WORK TO BE COMPLETED: Begin at the line containing "Emit a Python" and stop at the line containing "from matplotlib.ticker import MultipleLocator"; copy those lines exactly, ends included, and nothing else.

(Saved entries)
————————
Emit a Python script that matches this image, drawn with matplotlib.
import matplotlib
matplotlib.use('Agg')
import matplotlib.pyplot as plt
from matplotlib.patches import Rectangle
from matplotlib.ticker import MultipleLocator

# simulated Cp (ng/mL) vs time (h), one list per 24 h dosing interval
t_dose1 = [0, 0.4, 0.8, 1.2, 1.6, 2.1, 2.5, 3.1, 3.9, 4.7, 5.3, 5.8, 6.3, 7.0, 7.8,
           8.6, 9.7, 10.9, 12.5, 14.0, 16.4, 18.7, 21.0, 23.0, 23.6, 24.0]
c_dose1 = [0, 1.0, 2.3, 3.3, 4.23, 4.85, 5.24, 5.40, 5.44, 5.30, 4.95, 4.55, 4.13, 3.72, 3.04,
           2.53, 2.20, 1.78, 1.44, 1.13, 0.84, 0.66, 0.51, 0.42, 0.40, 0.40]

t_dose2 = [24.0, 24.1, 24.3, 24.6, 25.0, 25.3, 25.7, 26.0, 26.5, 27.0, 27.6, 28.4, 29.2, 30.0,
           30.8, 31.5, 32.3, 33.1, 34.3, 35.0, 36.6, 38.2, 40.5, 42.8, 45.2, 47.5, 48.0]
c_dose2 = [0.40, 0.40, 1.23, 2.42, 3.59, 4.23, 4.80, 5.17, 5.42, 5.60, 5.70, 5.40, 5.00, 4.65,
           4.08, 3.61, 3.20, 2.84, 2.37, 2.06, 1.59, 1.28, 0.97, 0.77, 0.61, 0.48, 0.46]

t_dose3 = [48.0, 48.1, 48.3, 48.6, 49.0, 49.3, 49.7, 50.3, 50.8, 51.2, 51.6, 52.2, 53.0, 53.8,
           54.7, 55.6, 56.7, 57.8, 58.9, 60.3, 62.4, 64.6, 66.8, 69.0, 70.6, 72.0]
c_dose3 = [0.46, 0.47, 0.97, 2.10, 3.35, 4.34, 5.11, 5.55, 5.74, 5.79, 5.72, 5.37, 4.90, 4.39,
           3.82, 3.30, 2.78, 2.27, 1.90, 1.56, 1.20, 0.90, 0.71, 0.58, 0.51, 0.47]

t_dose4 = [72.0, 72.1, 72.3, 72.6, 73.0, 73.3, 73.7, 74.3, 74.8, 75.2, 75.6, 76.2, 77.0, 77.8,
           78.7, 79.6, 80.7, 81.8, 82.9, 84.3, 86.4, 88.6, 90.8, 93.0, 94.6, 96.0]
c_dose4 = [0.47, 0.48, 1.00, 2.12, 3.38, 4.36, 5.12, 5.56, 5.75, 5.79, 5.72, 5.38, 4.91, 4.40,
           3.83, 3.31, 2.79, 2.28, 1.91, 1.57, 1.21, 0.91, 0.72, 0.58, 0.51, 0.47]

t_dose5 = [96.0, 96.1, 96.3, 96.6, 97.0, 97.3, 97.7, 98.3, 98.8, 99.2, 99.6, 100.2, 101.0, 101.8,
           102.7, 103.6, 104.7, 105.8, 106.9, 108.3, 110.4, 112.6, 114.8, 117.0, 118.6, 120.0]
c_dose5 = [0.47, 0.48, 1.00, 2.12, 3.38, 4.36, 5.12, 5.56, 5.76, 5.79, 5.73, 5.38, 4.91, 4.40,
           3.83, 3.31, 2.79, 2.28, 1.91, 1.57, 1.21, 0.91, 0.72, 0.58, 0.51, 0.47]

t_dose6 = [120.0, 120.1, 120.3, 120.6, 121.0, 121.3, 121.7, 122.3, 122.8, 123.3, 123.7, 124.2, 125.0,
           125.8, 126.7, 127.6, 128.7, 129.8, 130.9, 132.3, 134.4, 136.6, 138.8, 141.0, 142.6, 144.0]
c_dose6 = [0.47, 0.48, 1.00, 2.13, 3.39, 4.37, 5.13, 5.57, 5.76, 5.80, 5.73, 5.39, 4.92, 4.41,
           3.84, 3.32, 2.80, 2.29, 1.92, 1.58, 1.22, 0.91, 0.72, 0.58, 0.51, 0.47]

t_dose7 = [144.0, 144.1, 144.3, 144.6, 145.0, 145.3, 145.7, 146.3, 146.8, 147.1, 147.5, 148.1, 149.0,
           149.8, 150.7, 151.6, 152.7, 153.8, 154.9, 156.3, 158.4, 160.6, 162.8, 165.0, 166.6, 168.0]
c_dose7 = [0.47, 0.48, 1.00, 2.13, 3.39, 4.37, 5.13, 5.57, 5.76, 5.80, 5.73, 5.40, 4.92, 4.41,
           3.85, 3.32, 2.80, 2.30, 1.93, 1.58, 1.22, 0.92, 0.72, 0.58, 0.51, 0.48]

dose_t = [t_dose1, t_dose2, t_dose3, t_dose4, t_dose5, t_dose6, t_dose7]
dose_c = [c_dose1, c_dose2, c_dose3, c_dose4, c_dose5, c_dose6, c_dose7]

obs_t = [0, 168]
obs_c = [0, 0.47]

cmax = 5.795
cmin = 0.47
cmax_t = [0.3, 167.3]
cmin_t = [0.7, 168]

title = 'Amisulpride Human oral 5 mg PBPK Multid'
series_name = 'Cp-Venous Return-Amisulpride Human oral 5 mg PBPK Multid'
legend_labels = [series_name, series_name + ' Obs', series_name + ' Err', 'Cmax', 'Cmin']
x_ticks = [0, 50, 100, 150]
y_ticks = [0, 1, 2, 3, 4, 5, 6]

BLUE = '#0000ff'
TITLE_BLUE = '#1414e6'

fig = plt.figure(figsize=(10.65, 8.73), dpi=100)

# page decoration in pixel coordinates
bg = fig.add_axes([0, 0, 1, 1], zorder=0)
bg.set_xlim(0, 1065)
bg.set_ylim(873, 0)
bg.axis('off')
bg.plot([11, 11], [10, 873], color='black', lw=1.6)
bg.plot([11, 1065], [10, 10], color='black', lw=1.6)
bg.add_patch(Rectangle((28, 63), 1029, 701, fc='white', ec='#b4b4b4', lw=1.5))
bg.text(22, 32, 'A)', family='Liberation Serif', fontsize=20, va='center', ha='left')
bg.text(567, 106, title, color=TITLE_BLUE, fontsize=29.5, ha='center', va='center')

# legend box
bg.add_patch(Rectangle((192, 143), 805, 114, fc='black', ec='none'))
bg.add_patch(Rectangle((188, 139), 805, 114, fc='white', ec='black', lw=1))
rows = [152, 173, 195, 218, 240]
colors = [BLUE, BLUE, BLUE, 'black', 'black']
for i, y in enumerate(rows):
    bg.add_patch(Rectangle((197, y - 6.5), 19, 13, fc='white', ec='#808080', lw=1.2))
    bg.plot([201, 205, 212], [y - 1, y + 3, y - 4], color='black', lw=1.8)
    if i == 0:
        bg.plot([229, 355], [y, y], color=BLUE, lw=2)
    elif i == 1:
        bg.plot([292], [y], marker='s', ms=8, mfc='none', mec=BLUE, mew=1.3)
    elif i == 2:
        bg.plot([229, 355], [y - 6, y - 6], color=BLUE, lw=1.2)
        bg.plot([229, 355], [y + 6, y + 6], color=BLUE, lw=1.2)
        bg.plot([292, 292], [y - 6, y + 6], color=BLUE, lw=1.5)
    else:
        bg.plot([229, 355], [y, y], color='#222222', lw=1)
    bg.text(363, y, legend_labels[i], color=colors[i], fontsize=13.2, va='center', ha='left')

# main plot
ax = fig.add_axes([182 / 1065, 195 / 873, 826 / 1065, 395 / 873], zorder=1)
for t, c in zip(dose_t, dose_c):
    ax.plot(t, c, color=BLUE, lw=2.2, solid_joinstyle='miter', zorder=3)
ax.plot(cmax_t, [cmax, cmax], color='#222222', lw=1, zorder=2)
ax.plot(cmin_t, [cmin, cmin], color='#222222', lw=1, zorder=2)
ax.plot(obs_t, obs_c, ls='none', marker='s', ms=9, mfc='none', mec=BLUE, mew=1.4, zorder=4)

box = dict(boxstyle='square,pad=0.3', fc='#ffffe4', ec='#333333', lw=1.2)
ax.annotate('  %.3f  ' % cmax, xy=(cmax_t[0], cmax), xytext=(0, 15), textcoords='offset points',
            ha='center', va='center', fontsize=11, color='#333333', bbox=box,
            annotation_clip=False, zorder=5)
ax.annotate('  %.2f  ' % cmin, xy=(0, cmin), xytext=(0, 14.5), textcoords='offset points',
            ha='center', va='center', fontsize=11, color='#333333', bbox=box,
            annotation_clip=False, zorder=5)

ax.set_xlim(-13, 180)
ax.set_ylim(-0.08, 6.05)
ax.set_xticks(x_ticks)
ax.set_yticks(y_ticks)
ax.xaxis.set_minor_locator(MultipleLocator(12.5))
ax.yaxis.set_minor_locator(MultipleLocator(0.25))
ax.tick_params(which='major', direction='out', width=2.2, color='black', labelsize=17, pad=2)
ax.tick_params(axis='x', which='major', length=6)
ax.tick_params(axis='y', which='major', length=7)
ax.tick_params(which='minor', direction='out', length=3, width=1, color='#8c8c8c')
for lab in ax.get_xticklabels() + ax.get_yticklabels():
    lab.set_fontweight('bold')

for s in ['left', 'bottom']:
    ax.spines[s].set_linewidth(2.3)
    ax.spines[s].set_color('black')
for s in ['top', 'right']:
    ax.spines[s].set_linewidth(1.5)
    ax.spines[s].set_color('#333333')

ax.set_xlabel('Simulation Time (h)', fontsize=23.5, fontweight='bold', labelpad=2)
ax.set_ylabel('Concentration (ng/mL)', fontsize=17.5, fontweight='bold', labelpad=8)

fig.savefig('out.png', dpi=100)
————————
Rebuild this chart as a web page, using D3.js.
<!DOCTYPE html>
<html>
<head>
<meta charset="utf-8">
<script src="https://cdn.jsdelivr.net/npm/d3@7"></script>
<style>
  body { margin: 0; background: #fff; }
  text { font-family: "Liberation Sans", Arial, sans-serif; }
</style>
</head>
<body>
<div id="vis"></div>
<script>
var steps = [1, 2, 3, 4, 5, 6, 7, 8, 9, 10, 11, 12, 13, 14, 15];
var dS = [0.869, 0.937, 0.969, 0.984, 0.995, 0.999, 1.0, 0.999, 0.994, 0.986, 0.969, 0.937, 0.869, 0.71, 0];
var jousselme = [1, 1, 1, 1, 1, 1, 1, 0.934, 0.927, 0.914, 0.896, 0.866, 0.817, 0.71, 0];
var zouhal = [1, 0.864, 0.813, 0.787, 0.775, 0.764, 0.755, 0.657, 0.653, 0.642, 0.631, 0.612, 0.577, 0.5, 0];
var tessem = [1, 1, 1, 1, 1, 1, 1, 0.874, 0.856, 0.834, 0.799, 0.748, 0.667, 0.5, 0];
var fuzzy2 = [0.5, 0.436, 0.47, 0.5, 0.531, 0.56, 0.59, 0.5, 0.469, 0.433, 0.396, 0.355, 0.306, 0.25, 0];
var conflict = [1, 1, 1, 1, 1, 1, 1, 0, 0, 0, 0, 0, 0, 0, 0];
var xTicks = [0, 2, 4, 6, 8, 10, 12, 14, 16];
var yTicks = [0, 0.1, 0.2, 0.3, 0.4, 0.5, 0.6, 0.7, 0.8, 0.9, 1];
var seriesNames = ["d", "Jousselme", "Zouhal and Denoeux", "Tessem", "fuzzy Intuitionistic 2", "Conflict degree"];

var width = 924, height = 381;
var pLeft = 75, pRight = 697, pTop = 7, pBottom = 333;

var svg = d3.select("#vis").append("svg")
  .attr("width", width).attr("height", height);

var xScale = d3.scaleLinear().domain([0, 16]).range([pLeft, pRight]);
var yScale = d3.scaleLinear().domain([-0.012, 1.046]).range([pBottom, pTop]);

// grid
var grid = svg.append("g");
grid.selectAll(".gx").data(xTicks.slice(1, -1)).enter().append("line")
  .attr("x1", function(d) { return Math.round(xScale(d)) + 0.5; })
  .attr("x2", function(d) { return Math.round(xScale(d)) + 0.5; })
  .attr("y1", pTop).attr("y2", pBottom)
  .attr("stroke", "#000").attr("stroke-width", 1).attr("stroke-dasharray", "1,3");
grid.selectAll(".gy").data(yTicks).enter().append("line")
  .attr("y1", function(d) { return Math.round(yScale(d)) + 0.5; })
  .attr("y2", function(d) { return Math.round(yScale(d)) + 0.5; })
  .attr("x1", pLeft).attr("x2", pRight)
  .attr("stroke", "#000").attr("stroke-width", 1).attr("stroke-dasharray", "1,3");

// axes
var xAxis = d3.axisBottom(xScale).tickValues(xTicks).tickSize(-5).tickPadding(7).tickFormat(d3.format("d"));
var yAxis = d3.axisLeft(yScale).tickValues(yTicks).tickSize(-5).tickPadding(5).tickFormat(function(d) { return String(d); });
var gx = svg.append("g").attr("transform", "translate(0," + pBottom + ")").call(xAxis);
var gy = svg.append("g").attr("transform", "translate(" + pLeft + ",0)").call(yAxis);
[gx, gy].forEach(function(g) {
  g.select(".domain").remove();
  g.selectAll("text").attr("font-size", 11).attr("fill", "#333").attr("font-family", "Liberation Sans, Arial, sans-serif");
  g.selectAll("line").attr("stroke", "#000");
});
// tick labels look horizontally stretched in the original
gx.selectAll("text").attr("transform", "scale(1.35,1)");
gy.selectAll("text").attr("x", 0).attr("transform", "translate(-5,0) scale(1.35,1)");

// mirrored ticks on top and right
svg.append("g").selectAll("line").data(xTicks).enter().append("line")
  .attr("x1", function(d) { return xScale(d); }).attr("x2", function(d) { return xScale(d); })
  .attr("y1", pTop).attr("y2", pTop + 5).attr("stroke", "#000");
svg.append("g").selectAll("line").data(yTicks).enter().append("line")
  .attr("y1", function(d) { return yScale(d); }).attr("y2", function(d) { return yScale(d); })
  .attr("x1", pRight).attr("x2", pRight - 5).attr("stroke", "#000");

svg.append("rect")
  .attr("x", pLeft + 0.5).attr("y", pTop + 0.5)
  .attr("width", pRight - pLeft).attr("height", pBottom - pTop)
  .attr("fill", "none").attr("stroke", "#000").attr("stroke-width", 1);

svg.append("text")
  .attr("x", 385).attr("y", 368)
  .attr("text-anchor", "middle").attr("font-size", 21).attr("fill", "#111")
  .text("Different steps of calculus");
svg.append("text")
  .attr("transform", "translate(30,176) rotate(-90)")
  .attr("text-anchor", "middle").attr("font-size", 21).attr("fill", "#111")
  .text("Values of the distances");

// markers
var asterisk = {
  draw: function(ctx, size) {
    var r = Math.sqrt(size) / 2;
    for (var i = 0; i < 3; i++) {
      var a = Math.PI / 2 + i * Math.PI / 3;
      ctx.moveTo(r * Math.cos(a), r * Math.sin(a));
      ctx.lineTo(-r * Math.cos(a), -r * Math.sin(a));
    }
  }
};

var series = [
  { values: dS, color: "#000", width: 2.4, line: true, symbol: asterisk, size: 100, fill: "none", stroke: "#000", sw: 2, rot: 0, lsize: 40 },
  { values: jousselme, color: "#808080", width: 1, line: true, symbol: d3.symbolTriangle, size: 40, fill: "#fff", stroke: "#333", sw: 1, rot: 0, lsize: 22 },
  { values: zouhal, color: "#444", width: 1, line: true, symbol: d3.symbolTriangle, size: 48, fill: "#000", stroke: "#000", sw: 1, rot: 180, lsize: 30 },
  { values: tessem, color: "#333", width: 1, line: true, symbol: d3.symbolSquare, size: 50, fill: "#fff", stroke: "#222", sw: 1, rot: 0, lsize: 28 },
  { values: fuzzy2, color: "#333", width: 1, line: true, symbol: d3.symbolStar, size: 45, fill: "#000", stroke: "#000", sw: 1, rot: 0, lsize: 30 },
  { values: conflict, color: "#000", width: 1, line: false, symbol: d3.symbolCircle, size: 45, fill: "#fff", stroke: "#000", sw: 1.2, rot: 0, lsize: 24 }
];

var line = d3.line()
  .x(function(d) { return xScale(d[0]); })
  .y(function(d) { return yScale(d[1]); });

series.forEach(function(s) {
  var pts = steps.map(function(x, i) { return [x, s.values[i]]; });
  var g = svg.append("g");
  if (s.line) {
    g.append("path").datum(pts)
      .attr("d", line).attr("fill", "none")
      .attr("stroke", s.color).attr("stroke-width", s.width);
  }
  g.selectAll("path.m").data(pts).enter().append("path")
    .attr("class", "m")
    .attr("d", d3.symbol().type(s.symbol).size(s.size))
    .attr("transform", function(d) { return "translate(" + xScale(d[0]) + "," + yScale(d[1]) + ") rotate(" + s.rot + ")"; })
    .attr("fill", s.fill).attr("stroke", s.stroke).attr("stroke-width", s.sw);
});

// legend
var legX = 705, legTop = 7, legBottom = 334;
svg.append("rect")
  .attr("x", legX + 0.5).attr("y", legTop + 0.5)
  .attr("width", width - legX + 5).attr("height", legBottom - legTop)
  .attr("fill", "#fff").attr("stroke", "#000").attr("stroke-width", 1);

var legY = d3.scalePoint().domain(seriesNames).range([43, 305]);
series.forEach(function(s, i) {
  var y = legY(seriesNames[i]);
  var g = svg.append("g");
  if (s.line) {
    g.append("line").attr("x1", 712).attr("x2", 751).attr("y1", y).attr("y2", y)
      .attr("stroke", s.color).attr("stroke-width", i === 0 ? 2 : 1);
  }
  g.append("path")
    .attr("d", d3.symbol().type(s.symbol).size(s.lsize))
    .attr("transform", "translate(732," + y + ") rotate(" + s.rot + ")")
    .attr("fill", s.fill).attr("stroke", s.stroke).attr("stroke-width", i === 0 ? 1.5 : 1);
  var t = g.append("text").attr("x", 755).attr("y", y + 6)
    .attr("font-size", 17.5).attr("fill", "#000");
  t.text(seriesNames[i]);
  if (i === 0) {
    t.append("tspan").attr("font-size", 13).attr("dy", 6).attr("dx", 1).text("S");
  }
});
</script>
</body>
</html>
————————
FULL SOLUTION:
Emit a Python script that matches this image, drawn with matplotlib.
import matplotlib
matplotlib.use('Agg')
import matplotlib.pyplot as plt
from matplotlib.patches import Rectangle
from matplotlib.ticker import MultipleLocator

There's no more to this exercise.